Eso es lo que espero cada año, con una arruga más en la frente, una arruga menos en el alma: la plena inversión, la absoluta transparencia...

Notas

(1.) Antemios el Traliano. Célebre arquitecto, ingeniero y matemático de Bizancio que construyó las murallas de Constantinopla y la iglesia de Santa Sofía. Isidoro, también arquitecto e ingeniero, continuó después de Antemios las obras mencionadas.

(2.) Dionisio. Místico y teólogo de principios del siglo VI que escribió una serie de tratados considerados de gran importancia en la dogmática cristiana. Máximo, el Griego. Se considera el teólogo más importante de finales del siglo VI y principios del siglo VII.

(3.) Se refiere a un mito popular según el cual en alta mar una sirena -la hermana de Alejandro Magno- llora, precisamente, por la muerte de Alejandro Magno, la cual no se resigna a creer.
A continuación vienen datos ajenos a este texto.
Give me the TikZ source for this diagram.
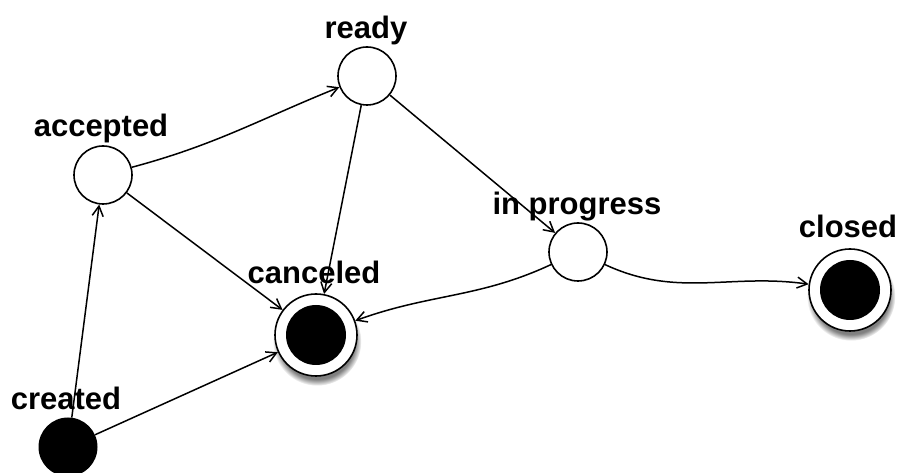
\documentclass[tikz,border=0pt]{standalone}
\usepackage{fontspec}
\setmainfont{Liberation Sans}
\usepackage{tikz}
\usetikzlibrary{arrows.meta,shadows}

\begin{document}
\begin{tikzpicture}[x=1pt, y=1pt,
	state/.style={circle, draw=black, line width=1.6pt, fill=white, minimum size=58pt, inner sep=0pt},
	startstate/.style={circle, fill=black, minimum size=59pt, inner sep=0pt},
	endstate/.style={circle, draw=black, line width=1.6pt, fill=white, minimum size=82pt, inner sep=0pt, circular drop shadow={shadow xshift=1pt, shadow yshift=-6pt, shadow scale=1.08, opacity=1}},
	endcore/.style={circle, fill=black, minimum size=60pt, inner sep=0pt},
	lbl/.style={anchor=base, inner sep=0pt, font=\fontsize{31}{37}\selectfont\bfseries},
	trans/.style={line width=1.5pt, -{Straight Barb[length=10pt, width=11pt]}}]
			%%%%% START %%%%%
			
			\useasboundingbox (0, 0) rectangle (899, 473);
			
			\node[state] (ready) at (367, 397) {};
			\node[state] (accepted) at (103, 298) {};
			\node[state] (inprogress) at (578, 221) {};
			\node[startstate] (created) at (68, 26) {};
			
			\node[endstate] (canceled) at (316, 138) {};
			\node[endcore] (canceledcore) at (canceled) {};
			\node[endstate] (closed) at (850, 183) {};
			\node[endcore] (closedcore) at (closed) {};
			
			\node[lbl] (readylbl) at (366, 434) {ready};
			\node[lbl] (acceptedlbl) at (101, 336) {accepted};
			\node[lbl] (createdlbl) at (66, 63) {created};
			\node[lbl] (canceledlbl) at (314, 189) {canceled};
			\node[lbl] (inprogresslbl) at (577, 258) {in progress};
			\node[lbl] (closedlbl) at (848, 235) {closed};
			
			\draw[trans] (created) -- (accepted);
			\draw[trans] (created) -- (canceled);
			\draw[trans] (accepted) to[out=15, in=202] (ready);
			\draw[trans] (accepted) -- (canceled);
			\draw[trans] (ready) -- (canceled);
			\draw[trans] (ready) -- (inprogress);
			\draw[trans] (inprogress) to[out=205, in=20] (canceled);
			\draw[trans] (inprogress) to[out=-25, in=172] (closed);
			
			%%%%% END %%%%%
		\end{tikzpicture}
\end{document}
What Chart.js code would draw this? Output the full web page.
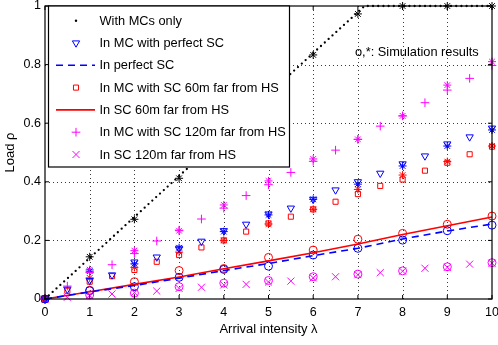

Si en su camino se cruza un barco, lo detiene y pregunta ``¿Vive el rey Alejandro?'', ante lo cual la tripulación del barco debe contestar ``¡Vive y reina!''; de lo contrario, la sirena hundiría el barco.

(4.) Muy probablemente se refiere al fragmento 53 D en que el higo es emblema del paisaje griego, concretamente en la isla de Paros, patria de Arquíloco.

(5.) Se refiere a la luna del fragmento 94 D, de Safo.